Launch Photoshop. File > New. Stare at the screen till eyes feel tingly. Shut down Photoshop and open WoW. Play till eyes bleed.

2nd phase: GTD

I’m feeling quite guilty at the moment, so I usually break up the design process in itsy little steps and enter them in OmniFocus. I start working on the first todo, typically “Launch Photoshop”. Something fancy gets my attention on Twitter. 90 minutes and 12 clicks later, I launch Photoshop and create a new document.

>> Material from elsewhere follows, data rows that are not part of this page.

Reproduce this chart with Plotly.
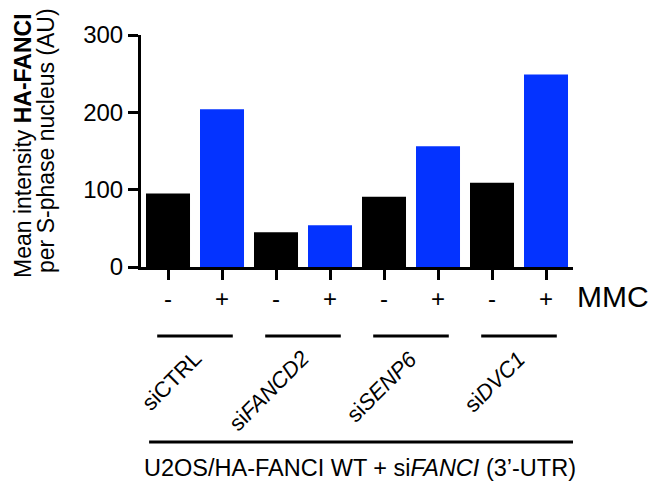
import plotly.graph_objects as go

# ---- data ----
groups = ["siCTRL", "si<i>FANCD2</i>", "si<i>SENP6</i>", "si<i>DVC1</i>"]
mmc_labels = ["-", "+"]
values_minus = [95, 45, 91, 109]
values_plus = [204, 54, 156, 249]
y_ticks = [0, 100, 200, 300]
bottom_label = "U2OS/HA-FANCI WT + si<i>FANCI</i> (3\u2019-UTR)"

FONT = "Liberation Sans, Arial, Helvetica, sans-serif"
BLUE = "#0433FF"

# plot-area geometry (px)
W_FIG, H_FIG = 662, 490
L, T, PW, PH = 141, 35, 432, 232

def px_x(px):
    return (px - L) / PW

def px_y(py):
    return (T + PH - py) / PH

x_minus = [2 * i for i in range(len(groups))]
x_plus = [2 * i + 1 for i in range(len(groups))]

fig = go.Figure()
fig.add_trace(go.Bar(x=x_minus, y=values_minus, marker=dict(color="black", line=dict(width=0)),
                     width=0.815, showlegend=False, hoverinfo="skip"))
fig.add_trace(go.Bar(x=x_plus, y=values_plus, marker=dict(color=BLUE, line=dict(width=0)),
                     width=0.815, showlegend=False, hoverinfo="skip"))

n = 2 * len(groups)
fig.update_layout(
    width=W_FIG, height=H_FIG,
    margin=dict(l=L, r=W_FIG - L - PW, t=T, b=H_FIG - T - PH, pad=0),
    paper_bgcolor="white", plot_bgcolor="white",
    barmode="overlay",
    font=dict(family=FONT, size=24, color="black"),
    xaxis=dict(range=[-0.5, n - 0.5], tickvals=list(range(n)),
               ticktext=mmc_labels * len(groups),
               showline=True, linecolor="black", linewidth=3,
               ticks="outside", ticklen=10, tickwidth=3, tickcolor="black",
               showgrid=False, zeroline=False, tickfont=dict(size=24),
               ticklabelstandoff=-2),
    yaxis=dict(range=[0, 300], tickvals=y_ticks,
               showline=True, linecolor="black", linewidth=3,
               ticks="outside", ticklen=10, tickwidth=3, tickcolor="black",
               showgrid=False, zeroline=False, tickfont=dict(size=24)),
)

ann = []
# y-axis title (two lines)
ann.append(dict(text="Mean intensity <b>HA-FANCI</b>", xref="paper", yref="paper",
                x=px_x(23), y=px_y(146), xanchor="center", yanchor="middle",
                textangle=-90, showarrow=False, font=dict(size=23)))
ann.append(dict(text="per S-phase nucleus (AU)", xref="paper", yref="paper",
                x=px_x(46), y=px_y(141), xanchor="center", yanchor="middle",
                textangle=-90, showarrow=False, font=dict(size=23)))
# MMC label
ann.append(dict(text="MMC", xref="paper", yref="paper", x=px_x(613), y=px_y(296),
                xanchor="center", yanchor="middle", showarrow=False, font=dict(size=30)))
# group labels (rotated)
for i, g in enumerate(groups):
    ann.append(dict(text=g, xref="x", yref="paper", x=2 * i + 0.76, y=px_y(343),
                    xanchor="right", yanchor="top", textangle=-45, showarrow=False,
                    font=dict(size=22)))
# bottom label
ann.append(dict(text=bottom_label, xref="x", yref="paper", x=3.56, y=px_y(468),
                xanchor="center", yanchor="middle", showarrow=False, font=dict(size=23.5)))
fig.update_layout(annotations=ann)

shapes = []
for i in range(len(groups)):
    c = 2 * i + 0.5
    shapes.append(dict(type="line", xref="x", yref="paper", x0=c - 0.7, x1=c + 0.7,
                       y0=px_y(336), y1=px_y(336), line=dict(color="black", width=3)))
shapes.append(dict(type="line", xref="x", yref="paper", x0=-0.35, x1=n - 0.5,
                   y0=px_y(442), y1=px_y(442), line=dict(color="black", width=3)))
fig.update_layout(shapes=shapes)

fig.write_html("out.html", config={"displayModeBar": False},
               post_script="document.body.style.margin='0';")
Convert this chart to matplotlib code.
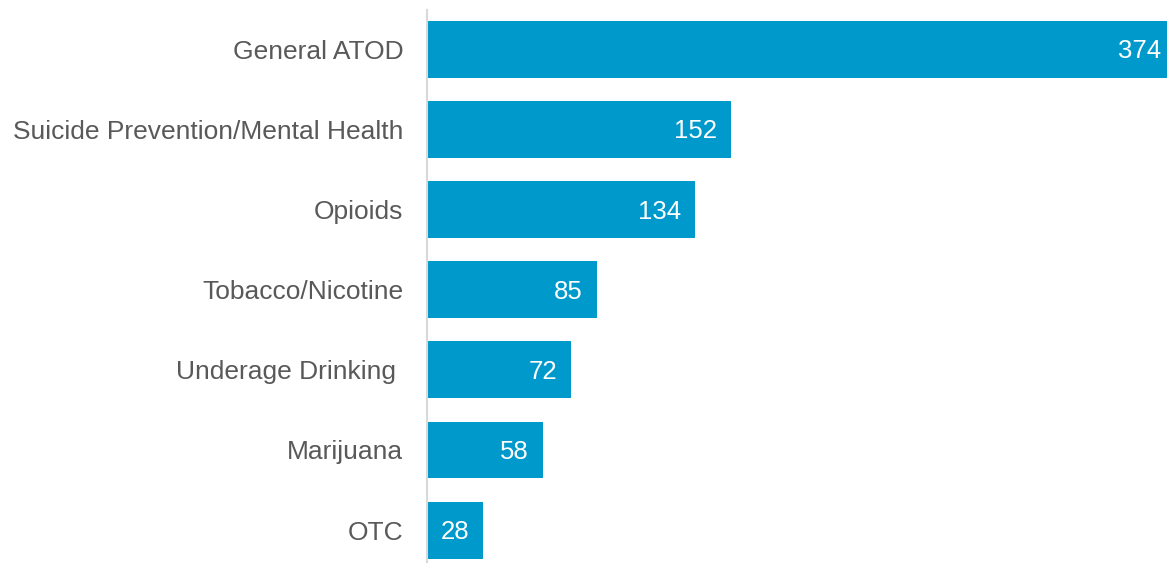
import matplotlib.pyplot as plt
from matplotlib.transforms import offset_copy

plt.rcParams['font.family'] = ['Liberation Sans', 'DejaVu Sans']

# topics and number of programs per topic
topics = ["General ATOD", "Suicide Prevention/Mental Health", "Opioids",
          "Tobacco/Nicotine", "Underage Drinking ", "Marijuana", "OTC"]
counts = [374, 152, 134, 85, 72, 58, 28]

bar_color = "#0099CC"
text_grey = "#595959"

fig = plt.figure(figsize=(11.67, 5.63), dpi=100)
ax = fig.add_axes([427 / 1167, 0, 740 / 1167, 553 / 563])

ypos = list(range(len(topics)))
ax.barh(ypos, counts, height=0.71, color=bar_color)

ax.set_xlim(0, 370)
ax.set_ylim(6.41, -0.49)

# value labels inside the end of each bar
tr = offset_copy(ax.transData, fig=fig, x=-10, y=-1.5, units="points")
for y, v in zip(ypos, counts):
    ax.text(v, y, str(v), transform=tr, ha="right", va="center",
            color="white", fontsize=18.5, clip_on=False)

ax.set_yticks(ypos)
ax.set_yticklabels(topics, fontsize=19, color=text_grey)
ax.tick_params(axis="y", length=0, pad=17)
ax.set_xticks([])

for side in ["top", "right", "bottom"]:
    ax.spines[side].set_visible(False)
ax.spines["left"].set_color("#d9d9d9")
ax.spines["left"].set_linewidth(1.5)

fig.savefig("out.png", dpi=100)
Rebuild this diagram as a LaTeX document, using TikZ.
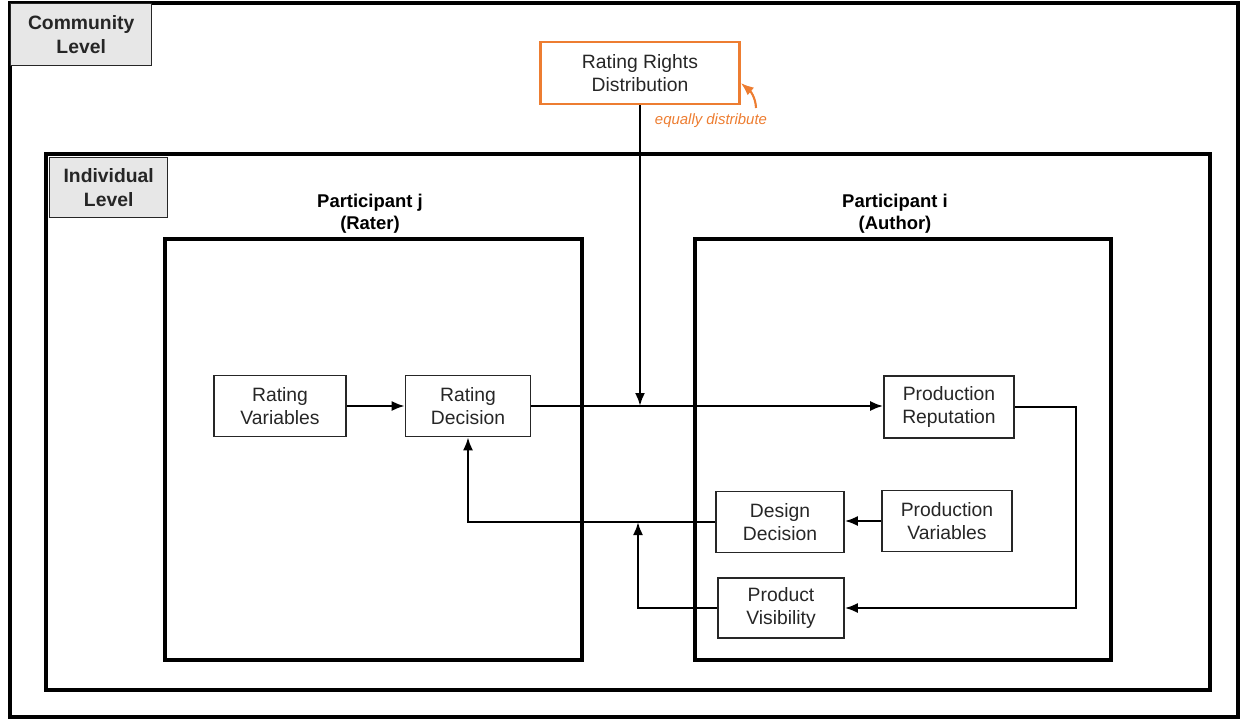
\documentclass[tikz,border=0pt]{standalone}
\usepackage{fontspec}
\setmainfont{Liberation Sans}
\usetikzlibrary{arrows.meta, shapes}

\definecolor{rrorange}{HTML}{ED7D31}
\definecolor{rrgrey}{HTML}{E7E7E7}
\definecolor{rrtext}{HTML}{262626}

\begin{document}
\begin{tikzpicture}[
    x=0.02cm, y=-0.02cm,
    >={Latex[length=2.6mm, width=2mm]},
    rrframe/.style={draw=black, line width=2pt},
    rrlevel/.style={shape=rectangle, draw=rrtext, fill=rrgrey, line width=0.8pt, anchor=north west, align=center, font=\fontsize{11}{13.5}\selectfont\bfseries, text=rrtext},
    rrhead/.style={align=center, font=\fontsize{10.5}{12.5}\selectfont\bfseries},
    rrbox/.style={shape=rectangle, draw=rrtext, line width=0.9pt, minimum width=2.58cm, minimum height=1.22cm, align=center, font=\fontsize{11}{13.5}\selectfont, text=rrtext},
    rrlink/.style={line width=1.3pt},
]
\useasboundingbox (0,0) rectangle (1244,721);

% frames
\draw[rrframe] (10,3) rectangle (1238,717);
\draw[rrframe, line width=2.6pt] (46,154) rectangle (1210,690);
\draw[rrframe] (165,239) rectangle (582,660);
\draw[rrframe] (695,239) rectangle (1111,660);

\node[rrlevel, minimum width=2.82cm, minimum height=1.24cm] (comm) at (10,3) {Community\\Level};
\node[rrlevel, minimum width=2.36cm, minimum height=1.2cm] (indiv) at (49,157) {Individual\\Level};

\node[rrhead] (rater) at (370,214) {Participant j\\(Rater)};
\node[rrhead] (author) at (895,214) {Participant i\\(Author)};

% community mechanism
\node[rrbox, draw=rrorange, line width=1.5pt, minimum width=3.98cm, minimum height=1.24cm] (rrd) at (640,73) {Rating Rights\\Distribution};
\coordinate (eqd) at (756,108);
\draw[rrorange, line width=1.2pt, ->] (eqd) to[out=92, in=-40] ([yshift=-0.2cm]rrd.east);
\node[text=rrorange, font=\fontsize{8.5}{10}\selectfont\itshape] (eqlabel) at (711,121) {equally distribute};

% rater side
\node[rrbox, minimum width=2.64cm] (rvar) at (280,406) {Rating\\Variables};
\node[rrbox, minimum width=2.5cm] (rdec) at (468,406) {Rating\\Decision};

% author side
\node[rrbox, minimum width=2.6cm, minimum height=1.24cm] (prep) at (949,407) {Production\\Reputation};
\node[rrbox, minimum width=2.56cm] (ddec) at (780,522) {Design\\Decision};
\node[rrbox, minimum width=2.6cm] (pvar) at (947,521) {Production\\Variables};
\node[rrbox, minimum width=2.52cm, minimum height=1.2cm] (pvis) at (781,608) {Product\\Visibility};

\coordinate (pvj) at (638,522);

\draw[rrlink, ->] (rvar) -- (rdec);
\draw[rrlink, ->] (rdec.east) -- (rdec.east -| prep.west);
\draw[rrlink, ->] (rrd.south) -- (rrd.south |- rdec.east);
\draw[rrlink, ->] (prep.east) -- ++(61,0) |- (pvis.east);
\draw[rrlink, ->] (pvar.west) -- (pvar.west -| ddec.east);
\draw[rrlink, ->] (ddec.west) -| (rdec.south);
\draw[rrlink, ->] (pvis.west) -| (pvj);
\end{tikzpicture}
\end{document}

3rd phase: Procrastination

I start translating my wireframes to .psd talk. Typically, that means that I just copy my wireframe to Photoshop, trying as hard as possible to avoid any kind of creative thinking at this point. I obsess over grey boxes and alignment, till I remind myself the finished result will hopefully not look anything like it. I try to switch my mind to creative mode.

4rd phase: Guilt

By now, quite some time has passed and I’ve got nothing to show. I turn to the web for inspiration. It dawns to me: every web designer out there is more productive and creative than me! Every single link I click on is a nightmare. There’s a devil on my shoulder whispering “See how well she’s done it? And in so little time? Try to beat THAT”.

5rd phase: Denial

This is the worst phase, both for me and the people around me. I become moody and unapproachable. I answer to questions with grunts. I mope around the house, wearing pj’s and eating trash food. I’m convinced I’m a fraud, that I somehow managed to cheat people into thinking I’m a designer. No colour scheme works, Photoshop tools give me hell, I can’t even draw a straight line. I sometimes cry. I sometimes have fits. All in all, I behave like a brat.

6th phase: Spark

While browsing every website from Dribbble to Youporn [NSFW obviously / but safe for MY work / mwahahaha / yeah.] and squeezing my mind trying to come up with something, I see it. My spark. My inspiration igniter. It doesn’t have to be a full website, it can be a background or a button or a textured line. The world shifts, everything clicks into place, a feeling of warmth inside me tells me: Everything’s gonna be alright.

7th phase: Execution

That’s where the real design happens. I form a bubble around my design. I’ve been known to talk to myself during this phase – things like “Oh I know! It’ll look exactly like this” are occasionally heard in Casa Sugar. I design like there’s Devil hot on my tail. Sometimes I forget to breathe. Double rainbows all across the sky, unicorns fetch me sandwiches and I keep wondering “Gee, how could I question myself? I’m a great designer”. Yeah, modesty doesn’t really work in this phase.

8th phase: Delivery

[Save for Web|Archive]. Fire up Gmail. Attach & send.

And this happens every. Single. Time.

If that’s not a love/hate relationship, I don’t know what is.